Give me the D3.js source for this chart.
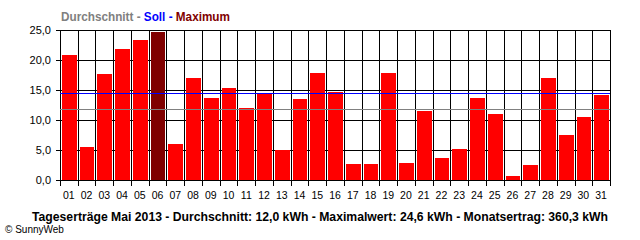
<!DOCTYPE html>
<html><head><meta charset="utf-8">
<script src="https://cdn.jsdelivr.net/npm/d3@7"></script>
<style>html,body{margin:0;padding:0;background:#fff;}svg{display:block;}</style>
</head><body>
<svg id="c" width="640" height="240"></svg>
<script>
const days = ["01","02","03","04","05","06","07","08","09","10","11","12","13","14","15","16","17","18","19","20","21","22","23","24","25","26","27","28","29","30","31"];
const values = [20.8,5.5,17.7,21.8,23.3,24.6,6.0,17.0,13.7,15.3,12.0,14.4,5.0,13.5,17.8,14.7,2.7,2.7,17.8,2.8,11.5,3.7,5.2,13.7,11.0,0.7,2.5,17.0,7.5,10.5,14.2];
const yTicks = [0,5,10,15,20,25];
const sollValue = 14.45;
const avgValue = 11.8;
const legendParts = [["Durchschnitt - ","#808080"],["Soll - ","#0000ff"],["Maximum","#800000"]];
const footerText = "Tageserträge Mai 2013 - Durchschnitt: 12,0 kWh - Maximalwert: 24,6 kWh - Monatsertrag: 360,3 kWh";
const copyText = "© SunnyWeb";

const svg = d3.select("#c");
const L = 60, R = 610, T = 30, B = 180;
const x = d3.scaleBand().domain(days).range([L, R]).padding(0);
const y = d3.scaleLinear().domain([0, 25]).range([B, T]);
const fmt = v => d3.format(".1f")(v).replace(".", ",");
const maxV = d3.max(values);

// horizontal gridlines (behind bars)
svg.append("g").selectAll("line").data(yTicks).join("line")
  .attr("x1", L - 4).attr("x2", R + 0.5)
  .attr("y1", d => Math.round(y(d)) + 0.5).attr("y2", d => Math.round(y(d)) + 0.5)
  .attr("stroke", "#000").attr("stroke-width", 1);

// vertical gridlines with bottom ticks
const bounds = days.map(d => x(d)).concat([R]);
svg.append("g").selectAll("line").data(bounds).join("line")
  .attr("x1", d => Math.round(d) + 0.5).attr("x2", d => Math.round(d) + 0.5)
  .attr("y1", T).attr("y2", B + 6)
  .attr("stroke", "#000").attr("stroke-width", 1);

// bars
svg.append("g").selectAll("rect").data(values).join("rect")
  .attr("x", (d, i) => Math.round(x(days[i])) + 2)
  .attr("width", (d, i) => Math.round(x(days[i]) + x.bandwidth()) - Math.round(x(days[i])) - 3)
  .attr("y", d => Math.round(y(d)))
  .attr("height", d => B - Math.round(y(d)))
  .attr("fill", d => d === maxV ? "#800000" : "#ff0000");

// Soll and average lines
svg.append("line").attr("x1", L).attr("x2", R).attr("y1", Math.round(y(sollValue)) + 0.5).attr("y2", Math.round(y(sollValue)) + 0.5)
  .attr("stroke", "#0000ff").attr("stroke-width", 1);
svg.append("line").attr("x1", L).attr("x2", R).attr("y1", Math.round(y(avgValue)) + 0.5).attr("y2", Math.round(y(avgValue)) + 0.5)
  .attr("stroke", "#808080").attr("stroke-width", 1);

// zero line redraw on top
svg.append("line").attr("x1", L - 4).attr("x2", R + 0.5).attr("y1", B + 0.5).attr("y2", B + 0.5).attr("stroke", "#000");

const font = "'Liberation Sans', Arial, sans-serif";
// y labels
svg.append("g").selectAll("text").data(yTicks).join("text")
  .attr("x", 51).attr("y", d => y(d) + 4)
  .attr("text-anchor", "end").attr("font-family", font).attr("font-size", 11).attr("fill", "#000")
  .text(d => fmt(d));

// x labels
svg.append("g").selectAll("text").data(days).join("text")
  .attr("x", d => x(d) + x.bandwidth() / 2).attr("y", 199)
  .attr("text-anchor", "middle").attr("font-family", font).attr("font-size", 10.5).attr("fill", "#000")
  .text(d => d);

// legend title
const lt = svg.append("text").attr("x", 61).attr("y", 20.5).attr("font-family", font).attr("font-size", 12).attr("font-weight", "bold")
  .attr("textLength", 169).attr("lengthAdjust", "spacingAndGlyphs");
legendParts.forEach(p => lt.append("tspan").attr("fill", p[1]).attr("xml:space", "preserve").text(p[0]));

// footer
svg.append("text").attr("x", 32).attr("y", 220.5).attr("font-family", font).attr("font-size", 12).attr("font-weight", "bold")
  .attr("fill", "#000").attr("textLength", 576).attr("lengthAdjust", "spacingAndGlyphs").text(footerText);
svg.append("text").attr("x", 5).attr("y", 232.5).attr("font-family", font).attr("font-size", 10)
  .attr("fill", "#000").text(copyText);
</script>
</body></html>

▶ Work instructions
Each line above is to be copied verbatim. Drop any image from the copy.

▶ Response to this task
Give me the D3.js source for this chart.
<!DOCTYPE html>
<html><head><meta charset="utf-8">
<script src="https://cdn.jsdelivr.net/npm/d3@7"></script>
<style>html,body{margin:0;padding:0;background:#fff;}svg{display:block;}</style>
</head><body>
<svg id="c" width="640" height="240"></svg>
<script>
const days = ["01","02","03","04","05","06","07","08","09","10","11","12","13","14","15","16","17","18","19","20","21","22","23","24","25","26","27","28","29","30","31"];
const values = [20.8,5.5,17.7,21.8,23.3,24.6,6.0,17.0,13.7,15.3,12.0,14.4,5.0,13.5,17.8,14.7,2.7,2.7,17.8,2.8,11.5,3.7,5.2,13.7,11.0,0.7,2.5,17.0,7.5,10.5,14.2];
const yTicks = [0,5,10,15,20,25];
const sollValue = 14.45;
const avgValue = 11.8;
const legendParts = [["Durchschnitt - ","#808080"],["Soll - ","#0000ff"],["Maximum","#800000"]];
const footerText = "Tageserträge Mai 2013 - Durchschnitt: 12,0 kWh - Maximalwert: 24,6 kWh - Monatsertrag: 360,3 kWh";
const copyText = "© SunnyWeb";

const svg = d3.select("#c");
const L = 60, R = 610, T = 30, B = 180;
const x = d3.scaleBand().domain(days).range([L, R]).padding(0);
const y = d3.scaleLinear().domain([0, 25]).range([B, T]);
const fmt = v => d3.format(".1f")(v).replace(".", ",");
const maxV = d3.max(values);

// horizontal gridlines (behind bars)
svg.append("g").selectAll("line").data(yTicks).join("line")
  .attr("x1", L - 4).attr("x2", R + 0.5)
  .attr("y1", d => Math.round(y(d)) + 0.5).attr("y2", d => Math.round(y(d)) + 0.5)
  .attr("stroke", "#000").attr("stroke-width", 1);

// vertical gridlines with bottom ticks
const bounds = days.map(d => x(d)).concat([R]);
svg.append("g").selectAll("line").data(bounds).join("line")
  .attr("x1", d => Math.round(d) + 0.5).attr("x2", d => Math.round(d) + 0.5)
  .attr("y1", T).attr("y2", B + 6)
  .attr("stroke", "#000").attr("stroke-width", 1);

// bars
svg.append("g").selectAll("rect").data(values).join("rect")
  .attr("x", (d, i) => Math.round(x(days[i])) + 2)
  .attr("width", (d, i) => Math.round(x(days[i]) + x.bandwidth()) - Math.round(x(days[i])) - 3)
  .attr("y", d => Math.round(y(d)))
  .attr("height", d => B - Math.round(y(d)))
  .attr("fill", d => d === maxV ? "#800000" : "#ff0000");

// Soll and average lines
svg.append("line").attr("x1", L).attr("x2", R).attr("y1", Math.round(y(sollValue)) + 0.5).attr("y2", Math.round(y(sollValue)) + 0.5)
  .attr("stroke", "#0000ff").attr("stroke-width", 1);
svg.append("line").attr("x1", L).attr("x2", R).attr("y1", Math.round(y(avgValue)) + 0.5).attr("y2", Math.round(y(avgValue)) + 0.5)
  .attr("stroke", "#808080").attr("stroke-width", 1);

// zero line redraw on top
svg.append("line").attr("x1", L - 4).attr("x2", R + 0.5).attr("y1", B + 0.5).attr("y2", B + 0.5).attr("stroke", "#000");

const font = "'Liberation Sans', Arial, sans-serif";
// y labels
svg.append("g").selectAll("text").data(yTicks).join("text")
  .attr("x", 51).attr("y", d => y(d) + 4)
  .attr("text-anchor", "end").attr("font-family", font).attr("font-size", 11).attr("fill", "#000")
  .text(d => fmt(d));

// x labels
svg.append("g").selectAll("text").data(days).join("text")
  .attr("x", d => x(d) + x.bandwidth() / 2).attr("y", 199)
  .attr("text-anchor", "middle").attr("font-family", font).attr("font-size", 10.5).attr("fill", "#000")
  .text(d => d);

// legend title
const lt = svg.append("text").attr("x", 61).attr("y", 20.5).attr("font-family", font).attr("font-size", 12).attr("font-weight", "bold")
  .attr("textLength", 169).attr("lengthAdjust", "spacingAndGlyphs");
legendParts.forEach(p => lt.append("tspan").attr("fill", p[1]).attr("xml:space", "preserve").text(p[0]));

// footer
svg.append("text").attr("x", 32).attr("y", 220.5).attr("font-family", font).attr("font-size", 12).attr("font-weight", "bold")
  .attr("fill", "#000").attr("textLength", 576).attr("lengthAdjust", "spacingAndGlyphs").text(footerText);
svg.append("text").attr("x", 5).attr("y", 232.5).attr("font-family", font).attr("font-size", 10)
  .attr("fill", "#000").text(copyText);
</script>
</body></html>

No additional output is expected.